= Charter to the Gentry =

1785 charter issued by Catherine II

Charter for the Rights, Freedoms, and Privileges of the Noble Russian Gentry also called Charter to the Gentry or Charter to the Nobility was a charter issued in 1785 by the Russian empress Catherine II. The Charter recognized that the gentry owned their landed estates outright and enjoyed the guarantee of civil rights. Significantly, it both established private rights of the gentry, and thereby diminished the rights of the serfs. As Richard Pipes explains: Although the 1785 Charter referred only to land and made no reference to serfs, it had the effect of turning the latter - tied as they were to the land - into the private property of their landlords. Proprietary serfs constituted at the time approximately one-half of the country's population. Since the tsarist authorities neither laid down any rules governing the powers of the landlords over their serfs nor intervened on the serfs' behalf, they effectively surrendered sovereignty over one-half of the country's population to private interests.The Charter recognized the corps of nobles in each province as a legal corporate body and stated the rights and privileges bestowed upon its members.
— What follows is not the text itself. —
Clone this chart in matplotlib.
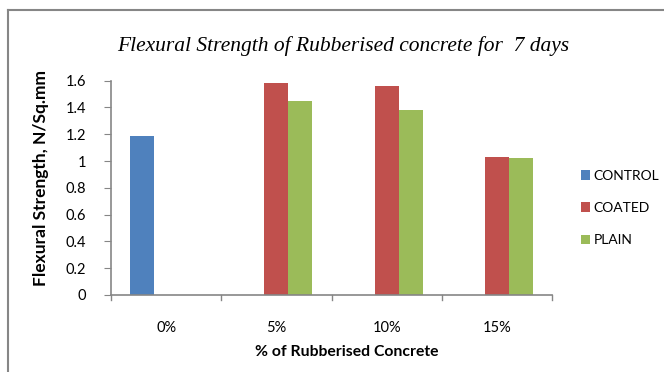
import matplotlib
matplotlib.use("Agg")
import matplotlib.pyplot as plt
from matplotlib.lines import Line2D
import numpy as np

categories = ["0%", "5%", "10%", "15%"]
control = [1.19, 0, 0, 0]
coated = [0, 1.58, 1.56, 1.03]
plain = [0, 1.45, 1.38, 1.02]
series = ["CONTROL", "COATED", "PLAIN"]
colors = ["#4f81bd", "#c0504d", "#9bbb59"]
yticks = [0, 0.2, 0.4, 0.6, 0.8, 1, 1.2, 1.4, 1.6]
ytick_labels = ["0", "0.2", "0.4", "0.6", "0.8", "1", "1.2", "1.4", "1.6"]

label_font = "Lato"
grey = "#868686"
W, H = 664, 372

fig = plt.figure(figsize=(6.64, 3.72), dpi=100)
ax = fig.add_axes([111 / W, 1 - 295 / H, 441 / W, 214.3 / H])

x = np.arange(len(categories))
w = 24 / 110
for i, (vals, name, c) in enumerate(zip([control, coated, plain], series, colors)):
    ax.bar(x + (i - 1) * w, vals, width=w, color=c, label=name, linewidth=0)

ax.set_xlim(-0.5, len(categories) - 0.5)
ax.set_ylim(0, 1.6)
ax.set_yticks(yticks)
ax.set_yticklabels(ytick_labels, fontfamily=label_font, fontsize=10.5)
ax.set_xticks(x)
ax.set_xticklabels(categories, fontfamily=label_font, fontsize=10.5)
ax.tick_params(axis="x", length=0, pad=19)
ax.tick_params(axis="y", length=5, color=grey, pad=13)
# category separators on the x axis
for b in np.arange(-0.5, len(categories), 1.0):
    ax.plot([b, b], [0, -0.035], color=grey, lw=1, clip_on=False)

for s in ["top", "right"]:
    ax.spines[s].set_visible(False)
for s in ["left", "bottom"]:
    ax.spines[s].set_color(grey)
    ax.spines[s].set_linewidth(1.2)

fig.text(347 / W, 1 - 352 / H, "% of Rubberised Concrete", fontfamily=label_font,
         fontweight="bold", fontsize=11.3, ha="center", va="center")
fig.text(41 / W, 1 - 178 / H, "Flexural Strength, N/Sq.mm", fontfamily=label_font,
         fontweight="bold", fontsize=12.5, rotation=90, ha="center", va="center")

fig.text(343 / W, 1 - 46 / H, "Flexural Strength of Rubberised concrete for  7 days",
         fontfamily="Liberation Serif", style="italic", fontsize=15.5,
         ha="center", va="center")

ax.legend(loc="center left", bbox_to_anchor=(568 / W, 1 - 208 / H),
          bbox_transform=fig.transFigure, frameon=False,
          prop={"family": label_font, "size": 10},
          handlelength=0.7, handleheight=0.7, handletextpad=0.25,
          labelspacing=1.46)

# outer chart frame
fig.add_artist(Line2D([8 / W, 8 / W], [0, 1 - 10 / H], color=grey, lw=1.5))
fig.add_artist(Line2D([8 / W, 1], [1 - 10 / H, 1 - 10 / H], color=grey, lw=1.5))

fig.savefig("out.png", dpi=100)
The charter was divided into an introduction and four sections:
1. Personal rights and privileges of the gentry.
2. Corporate self-organization of the gentry. Assemblies of Nobility
3. Genealogy books.
4. Documents, establishing nobility.

Notable rights given to the Gentry via the charter include being exempt from taxation, controlling the economic gains of their serfs, being exempt from corporal punishment, allowing them the right to assembly, and allowing them to be tried in their own courts.